Beautiful filming (actually in Djibouti - bit dangerous these days in Somalia, I guess) - great opening scenes of the sheep and goats in the arid, rocky mountains.

And wonderful acting from the actress playing Waris: Liya Kedebe. There were also key roles for Timothy Spall (really good as the photographer), Juliet Stephenson (enjoying over-acting her role as the model's agent) ; Sally Hawkins (though she was basically playing the same character as she had in Happy-Go-Lucky), and Meera Syal (who I normally don't like, but who played the landlady very well).

Horrendously powerful scenes of the actual mutilation of this poor 3 year old girl.

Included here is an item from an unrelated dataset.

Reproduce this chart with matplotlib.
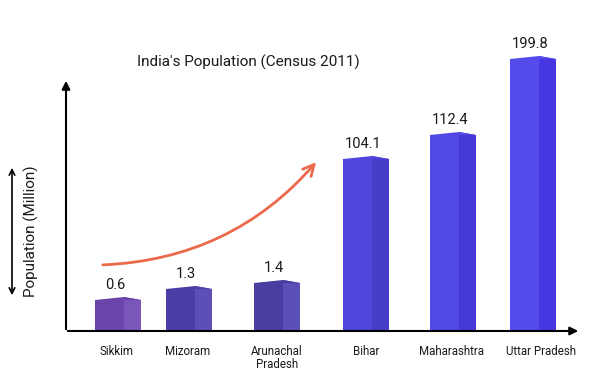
import matplotlib.pyplot as plt
from matplotlib.patches import Polygon

# Data (bars in the original are illustrative, not to scale)
states = ['Sikkim', 'Mizoram', 'Arunachal\nPradesh', 'Bihar', 'Maharashtra', 'Uttar Pradesh']
population = [0.6, 1.3, 1.4, 104.1, 112.4, 199.8]
bar_heights = [33, 44, 50, 174, 198, 274]

# Layout / style
bar_left = [95, 166, 254, 343, 430, 510]
label_x = [117, 188, 277, 366, 452, 541]
front_w = 29
side_w = 17
front_colors = ['#6a44aa', '#4b3fa5', '#4a3da2', '#5046dc', '#5248e4', '#554beb']
side_colors = ['#7a56b8', '#5c50b6', '#5b50b8', '#463cc8', '#4639d8', '#4637e1']

plt.rcParams['font.family'] = ['Roboto', 'DejaVu Sans']

fig = plt.figure(figsize=(6, 3.89), dpi=100)
ax = fig.add_axes([0, 0, 1, 1])
ax.set_xlim(0, 600)
ax.set_ylim(-58, 331)
ax.axis('off')

for x0, h, fc, sc, val in zip(bar_left, bar_heights, front_colors, side_colors, population):
    ax.bar(x0, h - 2, width=front_w, align='edge', color=fc, linewidth=0)
    ax.add_patch(Polygon([(x0 + front_w, 0), (x0 + front_w + side_w, 0),
                          (x0 + front_w + side_w, h - 2), (x0 + front_w, h + 1)],
                         closed=True, color=sc, linewidth=0))
    ax.add_patch(Polygon([(x0, h - 2), (x0 + front_w, h + 1), (x0 + front_w + side_w, h - 2)],
                         closed=True, color=fc, linewidth=0))
    ax.text(x0 + 20, h + 6, f'{val:g}', ha='center', va='bottom', fontsize=10.5,
            color='#1a1a1a')

for lx, name in zip(label_x, states):
    ax.text(lx, -14, name, ha='center', va='top', fontsize=8.3, color='#1a1a1a',
            linespacing=1.0)

# axes arrows
ax.annotate('', xy=(66, 253), xytext=(66, -1),
            arrowprops=dict(arrowstyle='-|>', color='black', lw=1.5, mutation_scale=12))
ax.annotate('', xy=(581, 0), xytext=(65, 0),
            arrowprops=dict(arrowstyle='-|>', color='black', lw=1.5, mutation_scale=12))

# left double arrow and label
ax.annotate('', xy=(12, 166), xytext=(12, 33),
            arrowprops=dict(arrowstyle='<->', color='black', lw=1.2, mutation_scale=10))
ax.text(31, 100, 'Population (Million)', rotation=90, ha='center', va='center',
        fontsize=11, color='#1a1a1a')

# trend arrow
ax.annotate('', xy=(318, 171), xytext=(100, 66),
            arrowprops=dict(arrowstyle='->', color='#ec6a4c', lw=2, mutation_scale=20,
                            connectionstyle='arc3,rad=0.22'))

ax.text(248, 269, "India's Population (Census 2011)", ha='center', va='center',
        fontsize=11, color='#1a1a1a')

fig.savefig('out.png', dpi=100)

But then the film became something of a lecture on the subject, ending even with Waris's speech at the UN, which was portrayed as if it was a revelation for the people present. There was something inaccurate about that: I was involved in campaigns against FGM as early as 1995, so a UN audience in 1997 would have been moved, but not actually having their eyes opened in the way the film wanted to portray.

There were other slightly awkward contextual issues: where in London in 1997 would you have found prostitutes hanging out in the street in stockings and suspenders and little else? Punks gathered on street corners with colourful mohawk haircuts were a thing of the past at least 10 years earlier. Makes you wonder whose job it is to point these things out?

Overall, though, a really good film and actually one that I would see again, despite its horrendous subject matter.